• **Collected data**

==================================================

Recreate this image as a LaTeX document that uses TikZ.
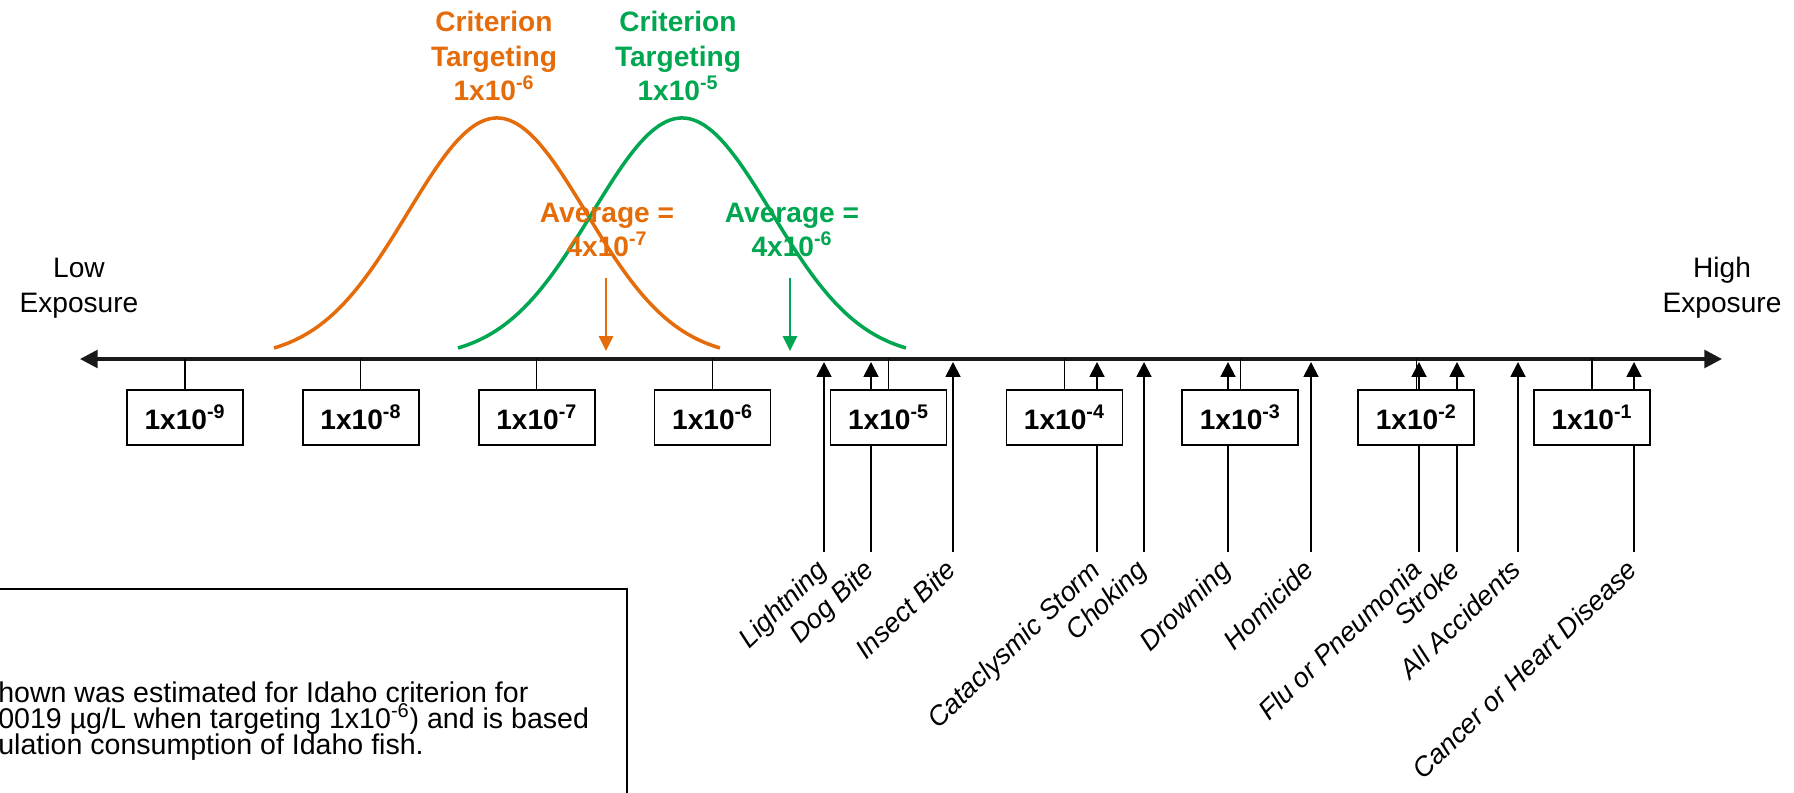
\documentclass[tikz,border=0pt]{standalone}
\usepackage{fontspec}
\setmainfont{Liberation Sans}
\definecolor{CritOrange}{RGB}{228,108,10}
\definecolor{CritGreen} {RGB}{0,166,80}
\usetikzlibrary{arrows.meta,positioning}
\newcommand\notefont{\fontsize{16.25}{15}\selectfont\setlength{\lineskiplimit}{-20pt}}

\begin{document}
\begin{tikzpicture}[x=0.02cm,y=-0.02cm,
  expbox/.style={draw=black,fill=white,line width=0.95pt,inner sep=0pt,
                 minimum width=2.32cm,minimum height=1.1cm,
                 font=\bfseries\fontsize{16}{19}\selectfont},
  tickln/.style={line width=0.6pt},
  axisln/.style={{Triangle[length=10pt,width=10pt]}-{Triangle[length=10pt,width=10pt]},
                 line width=2pt,black!90},
  risk/.style={-{Triangle[length=8.5pt,width=8.5pt]},line width=1.1pt},
  risklbl/.style={rotate=44,anchor=base east,inner sep=0pt,
                  font=\itshape\fontsize{15.5}{19}\selectfont},
  endlbl/.style={align=center,font=\fontsize{16}{19.9}\selectfont},
  crit/.style={align=center,font=\bfseries\fontsize{16}{19.6}\selectfont},
  avglbl/.style={align=center,font=\bfseries\fontsize{16}{19.5}\selectfont},
  avgarrow/.style={-{Triangle[length=8.5pt,width=8pt]},line width=1.4pt},
  bell/.style={line width=2pt}]
  \useasboundingbox (0,0) rectangle (1794,793);
  \clip (0,0) rectangle (1794,793);

  % exposure axis
  \coordinate (lo) at (80,359);
  \coordinate (hi) at (1722,359);
  \coordinate (tipline) at (0,362);
  \draw[axisln] (lo) -- (hi);
  \node[endlbl] (low)  at (79,288)   {Low\\Exposure};
  \node[endlbl] (high) at (1722,288) {High\\Exposure};

  % criterion curves
  \draw[bell,CritOrange] plot[domain=-2.5:2.5,samples=90,smooth]
    ({497+89.2*\x},{348-230*(exp(-0.5*(\x)*(\x))-exp(-3.125))/(1-exp(-3.125))});
  \draw[bell,CritGreen] plot[domain=-2.5:2.5,samples=90,smooth]
    ({682+89.6*\x},{348-230*(exp(-0.5*(\x)*(\x))-exp(-3.125))/(1-exp(-3.125))});
  \node[crit,CritOrange] (critO) at (494,56) {Criterion\\Targeting\\1x10\textsuperscript{-6}};
  \node[crit,CritGreen]  (critG) at (678,56) {Criterion\\Targeting\\1x10\textsuperscript{-5}};

  % averages
  \node[avglbl,CritOrange] (avgO) at (607,230) {Average =\\4x10\textsuperscript{-7}};
  \node[avglbl,CritGreen]  (avgG) at (792,230) {Average =\\4x10\textsuperscript{-6}};
  \coordinate (avgO-top) at (606,278);
  \coordinate (avgG-top) at (790,278);
  \draw[avgarrow,CritOrange] (avgO-top) -- (avgO-top |- 0,351);
  \draw[avgarrow,CritGreen]  (avgG-top) -- (avgG-top |- 0,351);

  % risks of death (drawn before the boxes)
  \coordinate (lightning) at (824,552);
  \coordinate (dogbite)   at (871,552);
  \coordinate (insect)    at (953,552);
  \coordinate (storm)     at (1097,552);
  \coordinate (choking)   at (1144,552);
  \coordinate (drowning)  at (1228,552);
  \coordinate (homicide)  at (1311,552);
  \coordinate (flu)       at (1419,552);
  \coordinate (stroke)    at (1457,552);
  \coordinate (accidents) at (1518,552);
  \coordinate (cancer)    at (1634,552);
  \foreach \r in {lightning,dogbite,insect,storm,choking,drowning,
                  homicide,flu,stroke,accidents,cancer}
    \draw[risk] (\r) -- (\r |- tipline);
  \node[risklbl] (lightning-l) at ([shift={(5,20)}]lightning) {Lightning};
  \node[risklbl] (dogbite-l)   at ([shift={(5,20)}]dogbite)   {Dog Bite};
  \node[risklbl] (insect-l)    at ([shift={(5,20)}]insect)    {Insect Bite};
  \node[risklbl] (storm-l)     at ([shift={(5,20)}]storm)     {Cataclysmic Storm};
  \node[risklbl] (choking-l)   at ([shift={(5,20)}]choking)   {Choking};
  \node[risklbl] (drowning-l)  at ([shift={(5,20)}]drowning)  {Drowning};
  \node[risklbl] (homicide-l)  at ([shift={(5,20)}]homicide)  {Homicide};
  \node[risklbl] (flu-l)       at ([shift={(5,20)}]flu)       {Flu or Pneumonia};
  \node[risklbl] (stroke-l)    at ([shift={(5,20)}]stroke)    {Stroke};
  \node[risklbl] (accidents-l) at ([shift={(5,20)}]accidents) {All Accidents};
  \node[risklbl] (cancer-l)    at ([shift={(5,20)}]cancer)    {Cancer or Heart Disease};

  % risk level boxes
  \node[expbox] (e9) at (185,417.5)    {1x10\textsuperscript{-9}};
  \node[expbox] (e8) at (360.9,417.5)  {1x10\textsuperscript{-8}};
  \node[expbox] (e7) at (536.8,417.5)  {1x10\textsuperscript{-7}};
  \node[expbox] (e6) at (712.6,417.5)  {1x10\textsuperscript{-6}};
  \node[expbox] (e5) at (888.5,417.5)  {1x10\textsuperscript{-5}};
  \node[expbox] (e4) at (1064.4,417.5) {1x10\textsuperscript{-4}};
  \node[expbox] (e3) at (1240.3,417.5) {1x10\textsuperscript{-3}};
  \node[expbox] (e2) at (1416.2,417.5) {1x10\textsuperscript{-2}};
  \node[expbox] (e1) at (1592,417.5)   {1x10\textsuperscript{-1}};
  \foreach \b in {e9,e8,e7,e6,e5,e4,e3,e2,e1}
    \draw[tickln] (\b.north) -- (\b |- lo);

  % note
  \draw[line width=0.9pt] (-10,589) rectangle (627,820);
  \node[anchor=west,align=left,inner sep=0pt,font=\notefont] (note) at (-2,721)
    {hown was estimated for Idaho criterion for\\
     0019 µg/L when targeting 1x10\textsuperscript{-6}) and is based\\
     ulation consumption of Idaho fish.};
\end{tikzpicture}
\end{document}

==================================================

• **Set task**
Transcribe the listing above verbatim. Omit the pictures.

• **Reply**
Recreate this image as a LaTeX document that uses TikZ.
\documentclass[tikz,border=0pt]{standalone}
\usepackage{fontspec}
\setmainfont{Liberation Sans}
\definecolor{CritOrange}{RGB}{228,108,10}
\definecolor{CritGreen} {RGB}{0,166,80}
\usetikzlibrary{arrows.meta,positioning}
\newcommand\notefont{\fontsize{16.25}{15}\selectfont\setlength{\lineskiplimit}{-20pt}}

\begin{document}
\begin{tikzpicture}[x=0.02cm,y=-0.02cm,
  expbox/.style={draw=black,fill=white,line width=0.95pt,inner sep=0pt,
                 minimum width=2.32cm,minimum height=1.1cm,
                 font=\bfseries\fontsize{16}{19}\selectfont},
  tickln/.style={line width=0.6pt},
  axisln/.style={{Triangle[length=10pt,width=10pt]}-{Triangle[length=10pt,width=10pt]},
                 line width=2pt,black!90},
  risk/.style={-{Triangle[length=8.5pt,width=8.5pt]},line width=1.1pt},
  risklbl/.style={rotate=44,anchor=base east,inner sep=0pt,
                  font=\itshape\fontsize{15.5}{19}\selectfont},
  endlbl/.style={align=center,font=\fontsize{16}{19.9}\selectfont},
  crit/.style={align=center,font=\bfseries\fontsize{16}{19.6}\selectfont},
  avglbl/.style={align=center,font=\bfseries\fontsize{16}{19.5}\selectfont},
  avgarrow/.style={-{Triangle[length=8.5pt,width=8pt]},line width=1.4pt},
  bell/.style={line width=2pt}]
  \useasboundingbox (0,0) rectangle (1794,793);
  \clip (0,0) rectangle (1794,793);

  % exposure axis
  \coordinate (lo) at (80,359);
  \coordinate (hi) at (1722,359);
  \coordinate (tipline) at (0,362);
  \draw[axisln] (lo) -- (hi);
  \node[endlbl] (low)  at (79,288)   {Low\\Exposure};
  \node[endlbl] (high) at (1722,288) {High\\Exposure};

  % criterion curves
  \draw[bell,CritOrange] plot[domain=-2.5:2.5,samples=90,smooth]
    ({497+89.2*\x},{348-230*(exp(-0.5*(\x)*(\x))-exp(-3.125))/(1-exp(-3.125))});
  \draw[bell,CritGreen] plot[domain=-2.5:2.5,samples=90,smooth]
    ({682+89.6*\x},{348-230*(exp(-0.5*(\x)*(\x))-exp(-3.125))/(1-exp(-3.125))});
  \node[crit,CritOrange] (critO) at (494,56) {Criterion\\Targeting\\1x10\textsuperscript{-6}};
  \node[crit,CritGreen]  (critG) at (678,56) {Criterion\\Targeting\\1x10\textsuperscript{-5}};

  % averages
  \node[avglbl,CritOrange] (avgO) at (607,230) {Average =\\4x10\textsuperscript{-7}};
  \node[avglbl,CritGreen]  (avgG) at (792,230) {Average =\\4x10\textsuperscript{-6}};
  \coordinate (avgO-top) at (606,278);
  \coordinate (avgG-top) at (790,278);
  \draw[avgarrow,CritOrange] (avgO-top) -- (avgO-top |- 0,351);
  \draw[avgarrow,CritGreen]  (avgG-top) -- (avgG-top |- 0,351);

  % risks of death (drawn before the boxes)
  \coordinate (lightning) at (824,552);
  \coordinate (dogbite)   at (871,552);
  \coordinate (insect)    at (953,552);
  \coordinate (storm)     at (1097,552);
  \coordinate (choking)   at (1144,552);
  \coordinate (drowning)  at (1228,552);
  \coordinate (homicide)  at (1311,552);
  \coordinate (flu)       at (1419,552);
  \coordinate (stroke)    at (1457,552);
  \coordinate (accidents) at (1518,552);
  \coordinate (cancer)    at (1634,552);
  \foreach \r in {lightning,dogbite,insect,storm,choking,drowning,
                  homicide,flu,stroke,accidents,cancer}
    \draw[risk] (\r) -- (\r |- tipline);
  \node[risklbl] (lightning-l) at ([shift={(5,20)}]lightning) {Lightning};
  \node[risklbl] (dogbite-l)   at ([shift={(5,20)}]dogbite)   {Dog Bite};
  \node[risklbl] (insect-l)    at ([shift={(5,20)}]insect)    {Insect Bite};
  \node[risklbl] (storm-l)     at ([shift={(5,20)}]storm)     {Cataclysmic Storm};
  \node[risklbl] (choking-l)   at ([shift={(5,20)}]choking)   {Choking};
  \node[risklbl] (drowning-l)  at ([shift={(5,20)}]drowning)  {Drowning};
  \node[risklbl] (homicide-l)  at ([shift={(5,20)}]homicide)  {Homicide};
  \node[risklbl] (flu-l)       at ([shift={(5,20)}]flu)       {Flu or Pneumonia};
  \node[risklbl] (stroke-l)    at ([shift={(5,20)}]stroke)    {Stroke};
  \node[risklbl] (accidents-l) at ([shift={(5,20)}]accidents) {All Accidents};
  \node[risklbl] (cancer-l)    at ([shift={(5,20)}]cancer)    {Cancer or Heart Disease};

  % risk level boxes
  \node[expbox] (e9) at (185,417.5)    {1x10\textsuperscript{-9}};
  \node[expbox] (e8) at (360.9,417.5)  {1x10\textsuperscript{-8}};
  \node[expbox] (e7) at (536.8,417.5)  {1x10\textsuperscript{-7}};
  \node[expbox] (e6) at (712.6,417.5)  {1x10\textsuperscript{-6}};
  \node[expbox] (e5) at (888.5,417.5)  {1x10\textsuperscript{-5}};
  \node[expbox] (e4) at (1064.4,417.5) {1x10\textsuperscript{-4}};
  \node[expbox] (e3) at (1240.3,417.5) {1x10\textsuperscript{-3}};
  \node[expbox] (e2) at (1416.2,417.5) {1x10\textsuperscript{-2}};
  \node[expbox] (e1) at (1592,417.5)   {1x10\textsuperscript{-1}};
  \foreach \b in {e9,e8,e7,e6,e5,e4,e3,e2,e1}
    \draw[tickln] (\b.north) -- (\b |- lo);

  % note
  \draw[line width=0.9pt] (-10,589) rectangle (627,820);
  \node[anchor=west,align=left,inner sep=0pt,font=\notefont] (note) at (-2,721)
    {hown was estimated for Idaho criterion for\\
     0019 µg/L when targeting 1x10\textsuperscript{-6}) and is based\\
     ulation consumption of Idaho fish.};
\end{tikzpicture}
\end{document}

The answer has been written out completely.